Wed, Dec 28, 2005 - Page 2 News List

Stalling of arms bill could make Taiwan `irrelevant'

By Chang Yun-ping  /  STAFF REPORTER

The most important issue in US-Taiwan relations is the nation's long-stalled arms procurement bill which, if not passed, is likely to make Taiwan "irrelevant" to the US, Minister of Foreign Affairs Mark Chen (陳唐山) said yesterday.

Speaking at his ministry's year-end press conference, Chen said Taiwan's legislature allowing the special defense budget to languish has led to what scholars are calling the "Taiwan Passing" phenomenon where Taiwan's voice is being marginalized in the US due to its inability to demonstrate the will to defend itself.

Chen said the procrastination over the arms procurement budget has led the US to perceive Taiwan as being "unpredictable" and "unreliable." Should Taiwan ultimately fail to pass the defense budget, Taiwan will be deemed "irrelevant," he warned.

The foreign minister said that the Democratic Progressive Party (DPP) administration has done its best to compromise and that the people of Taiwan will have to make their own judgment on the issue.

He warned politicians to heed public opinion and not to overdo their boycott of the bill.

Chen said that he believes the opposition party is likely to make a compromise on the defense budget next month.

Regarding Taiwan's relations with its diplomatic allies, Chen said that the Vatican is an ally the ministry will likely lose as the core concern of the Holy See is to spread religious freedom.

"Only if Taiwan had a population of 1 billion and 80 million Catholics among them [could Taiwan keep the Vatican as an ally]," Chen joked in reference to China's vast population and the appeal it holds for the Vatican.

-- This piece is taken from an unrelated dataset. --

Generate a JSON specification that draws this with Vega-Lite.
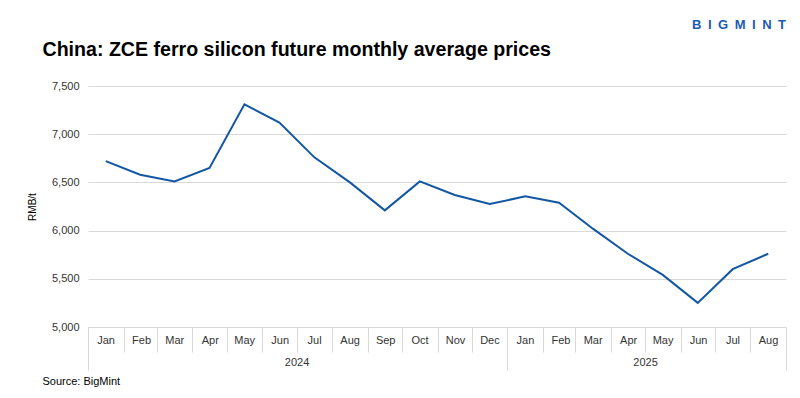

Regarding the ministry's priorities for next year, the foreign minister singled out the EU and the Middle East as the two areas on which the Ministry of Foreign Affairs will focus its efforts.

Chen noted that Austria will become the EU president next month and said that it is important to see how Austria will tackle the sensitive issue of the arms embargo on China.

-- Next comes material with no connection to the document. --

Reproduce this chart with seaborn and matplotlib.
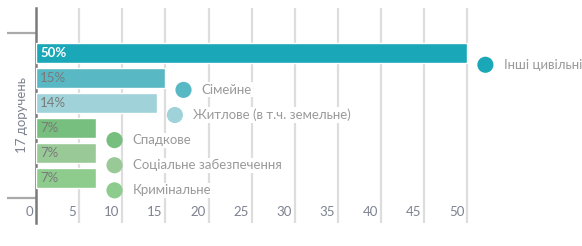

The energy-rich Middle East is also important to Taiwan strategically and many Middle Eastern countries have expressed interest in developing ties with Taiwan.

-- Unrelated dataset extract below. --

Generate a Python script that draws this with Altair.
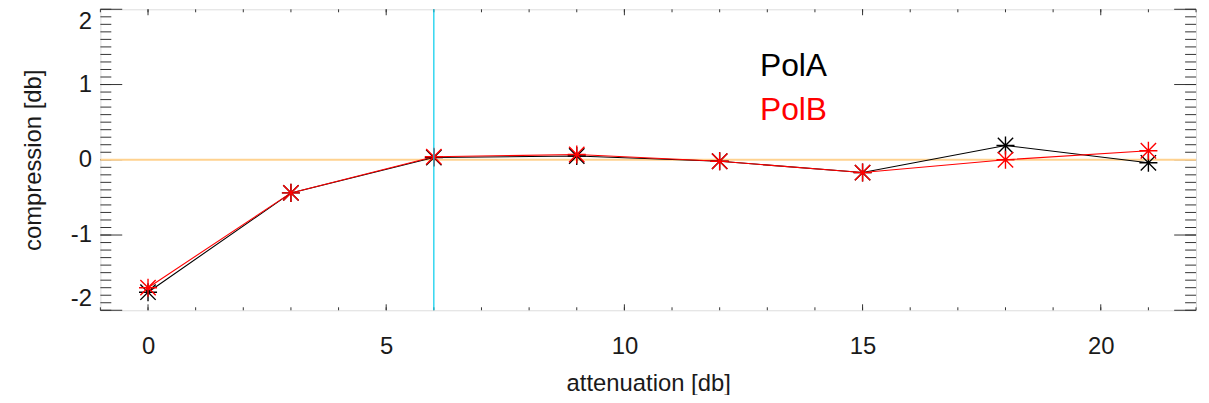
import altair as alt
import pandas as pd

# ---- data ----
atten = [0, 3, 6, 9, 12, 15, 18, 21]
pol_a = [-1.76, -0.44, 0.03, 0.05, -0.02, -0.17, 0.19, -0.04]
pol_b = [-1.70, -0.44, 0.04, 0.07, -0.02, -0.17, 0.00, 0.12]
series_names = ["PolA", "PolB"]
series_colors = ["#000000", "#ff0000"]

x_major = [0, 5, 10, 15, 20]
x_minor = list(range(-1, 23))
y_major = [-2, -1, 0, 1, 2]
y_minor = [round(-2 + 0.1 * i, 1) for i in range(41)]
x_domain = [-1, 22]
y_domain = [-2, 2]
ref_y = [0]          # horizontal reference line
ref_x = [6]          # vertical marker line

W, H = 1103, 303
FONT = "Liberation Sans"
TXT = "#1a1a1a"
TICK = "#333333"

xs = alt.Scale(domain=x_domain, nice=False, zero=False)
ys = alt.Scale(domain=y_domain, nice=False, zero=False)

X = alt.X(
    "x:Q", scale=xs,
    axis=alt.Axis(values=x_major, title="attenuation [db]", ticks=False, domain=False,
                  grid=False, labelPadding=25, labelFontSize=24, labelFont=FONT,
                  labelColor=TXT, titleFont=FONT, titleFontSize=24, titleColor=TXT,
                  titleFontWeight="normal", titleY=81, titleBaseline="alphabetic",
                  labelExpr="'' + datum.value"),
)
Y = alt.Y(
    "y:Q", scale=ys,
    axis=alt.Axis(values=y_major, title="compression [db]", ticks=False, domain=False,
                  grid=False, labelPadding=9, labelFontSize=24, labelFont=FONT,
                  labelColor=TXT, labelFlush=True, titleFont=FONT, titleFontSize=24,
                  titleColor=TXT, titleFontWeight="normal", titleX=-55, titleY=H / 2,
                  titleAngle=270, titleBaseline="bottom", titleAlign="center",
                  labelExpr="'' + datum.value"),
)

rows = []
for name, vals in zip(series_names, [pol_a, pol_b]):
    for a, v in zip(atten, vals):
        rows.append({"x": a, "y": v, "series": name})
df = pd.DataFrame(rows)

color = alt.Color("series:N", scale=alt.Scale(domain=series_names, range=series_colors),
                  legend=None)

star = "M0,-1L0,1M-1,0L1,0M-0.85,-0.85L0.85,0.85M-0.85,0.85L0.85,-0.85"

base = alt.Chart(df)
lines = base.mark_line(strokeWidth=1.1).encode(x=X, y=Y, color=color, detail="series:N")
points = base.mark_point(shape=star, filled=False, size=330, strokeWidth=1.4,
                         opacity=1).encode(x=X, y=Y, color=color)

hline = alt.Chart(pd.DataFrame({"y": ref_y})).mark_rule(
    color="#ffd28f", strokeWidth=2).encode(y=Y)
vline = alt.Chart(pd.DataFrame({"x": ref_x})).mark_rule(
    color="#00ccec", strokeWidth=1.2).encode(x=X)

xmaj = pd.DataFrame({"x": x_major})
xmin = pd.DataFrame({"x": x_minor})
ymaj = pd.DataFrame({"y": y_major})
ymin = pd.DataFrame({"y": y_minor})

def xticks(d, length):
    bot = alt.Chart(d).mark_rule(color=TICK, strokeWidth=1).encode(
        x=X, y=alt.value(H), y2=alt.value(H - length))
    top = alt.Chart(d).mark_rule(color=TICK, strokeWidth=1).encode(
        x=X, y=alt.value(0), y2=alt.value(length))
    return [bot, top]

def yticks(d, length):
    left = alt.Chart(d).mark_rule(color=TICK, strokeWidth=1).encode(
        y=Y, x=alt.value(0), x2=alt.value(length))
    right = alt.Chart(d).mark_rule(color=TICK, strokeWidth=1).encode(
        y=Y, x=alt.value(W), x2=alt.value(W - length))
    return [left, right]

tick_layers = xticks(xmin, 3) + xticks(xmaj, 6) + yticks(ymin, 11) + yticks(ymaj, 22)

legend_df = pd.DataFrame({"label": series_names, "row": [0, 1]})
legend_a = alt.Chart(legend_df[legend_df.row == 0]).mark_text(
    align="left", baseline="alphabetic", font=FONT, fontSize=32, color=series_colors[0]
).encode(text="label:N", x=alt.value(664), y=alt.value(67))
legend_b = alt.Chart(legend_df[legend_df.row == 1]).mark_text(
    align="left", baseline="alphabetic", font=FONT, fontSize=32, color=series_colors[1]
).encode(text="label:N", x=alt.value(664), y=alt.value(111))

chart = alt.layer(
    *tick_layers, hline, lines, points, vline, legend_a, legend_b
).properties(
    width=W, height=H,
    autosize=alt.AutoSizeParams(type="none"),
    padding={"left": 93, "top": 0, "right": 5, "bottom": 84},
).configure_view(
    stroke="#111111", strokeWidth=1.2
).configure(background="white")

chart.save("out.html", embed_options={"renderer": "svg", "actions": False})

Due to the rise of China,Taiwan will attempt to strengthen ties with democratic countries such as the US, Japan, Australia and New Zealand, he said.

On the issue of the deadline President Chen Shui-bian (陳水扁) set for Taiwan to join the World Health Organization (WHO) expiring in May next year, the foreign minister said he is a lot more hopeful than in the past as many countries have not expressed their opposition to Taiwan receiving observer status.

Mark Chen said that in addition to the US and EU publicly backing Taiwan to participate in the WHO, Canada has also abandoned its "non-supportive" stance.

"The countries that I've visited during my nine foreign visits since I became [foreign] minister, have all agreed that it is not a problem that Taiwan should be able to become a member of the WHO," Mark Chen said.